Tal cual, en esa trama “manipuladora” un nuevo imaginario fue promovido hacia 1910. Las conmemoraciones denotaron una nueva preocupación e intereses del Estado. Los escenarios de 1910 y la reconstrucción de la Historia, capítulo de Tomás Pérez Vejo de la Escuela Nacional de Antropología e Historia de México, muestra el objetivo de los grupos dominantes al reproducir memorias y evocar hechos históricos. Respecto a los centenarios, aprecia la función que se les fue encomendada: atestiguar el fin de una era y el comienzo de otra como “parte del complejo proceso de legitimación política que permitió afirmar justo lo contrario de lo ocurrido: la preexistencia de naciones como causa y origen de las guerras de independencia […]”. (p. 239) Claro está, por lo dicho en las primeras cuartillas, que 1810 no es el inicio de la revolución emancipadora; así pues, el objetivo de afirmar aquel error expresa lo ocurrido e “inventado” años después.

La modernidad y el progreso, fueron preocupaciones acompañadas por la necesidad de dotar de identidad y de origen a las naciones y a sus habitantes, considerando las complejidades biológicas y culturales del caso. El centenario significaría la “reconciliación” con la raíz hispana, aunque con ello se subestimara la herencia indígena.

La creencia de la superioridad europea y la renuencia a olvidarla promovió la “raza mestiza” como nacional. La cultura material producida en el centenario tenía explícitos tintes europeos en las expresiones fenotípicas mostradas. “[…] los monumentos a la independencia, sirvieron […] para ijar una memoria nacional unívoca sobre el significado de las guerras […] y un panteón de héroes nacionales”. (p. 251)

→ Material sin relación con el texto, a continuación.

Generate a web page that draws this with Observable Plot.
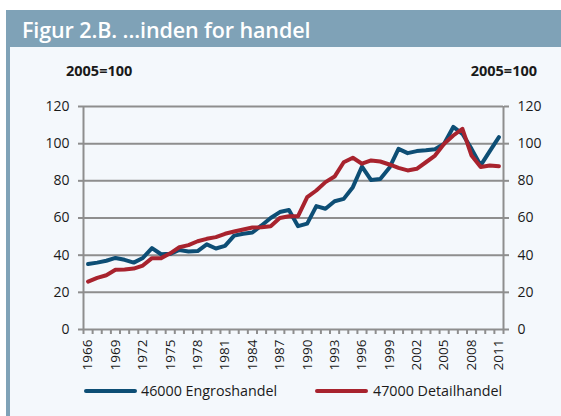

A través de la esclarecedora narrativa y elocuencia de las experiencias y evidencias presentadas por los especialistas, Las revoluciones en el largo siglo XIX latinoamericano, persuade a un crítico pero acertado recorrido que revalora los más recónditos rincones históricos, dando a América Latina el protagonismo que los desgastados paradigmas negaron.